Some dated elements show the film’s age. Attitudes toward the female characters, particularly Guy’s murdered wife, reflect 1951 conventions that modern audiences may find reductive. The film’s treatment of Bruno’s implied queerness, visible to contemporary viewers in Walker’s performance and the film’s subtext, operates through coding that reflects the era’s restrictions rather than deliberate representation. These elements don’t undermine the film’s effectiveness as a thriller but do mark it as a product of its time.
The Bargain You Never Made
Strangers on a Train’s lasting power comes from a premise that taps into a universal anxiety: the fear of being trapped by someone else’s actions, bound to a person you never chose and can’t escape. Bruno’s refusal to accept that Guy didn’t agree to the swap isn’t just plot mechanics. It’s a nightmare about losing control of your own life to someone who operates by rules you don’t recognize. That psychological foundation gives the film’s thriller mechanics a weight that outlasts the plot itself.

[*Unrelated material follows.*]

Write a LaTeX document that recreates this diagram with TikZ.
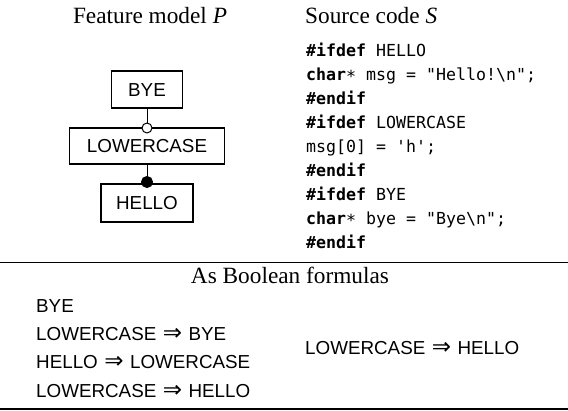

Should You Watch Strangers on a Train?
Watch Strangers on a Train if you want to see one of Hitchcock’s most perfectly paced thrillers with a villain performance that belongs in any conversation about cinema’s greatest antagonists. It’s accessible to modern audiences despite its age and delivers consistent tension from the opening train scene to the carousel climax. Skip it if you need a strong protagonist to match your villain, if dated gender dynamics distract you from the thriller elements, or if you prefer Hitchcock’s more psychologically complex character studies.
The Verdict
Strangers on a Train runs on Robert Walker’s magnetic, terrifying Bruno Anthony and a premise so elegant that it’s been imitated for seventy years without being surpassed. The doubling motif gives the film intellectual depth, the carousel climax provides physical spectacle, and the central nightmare of being locked into a deadly arrangement you never consented to provides emotional resonance. It’s one of Hitchcock’s most entertaining films and one of his most thematically rich.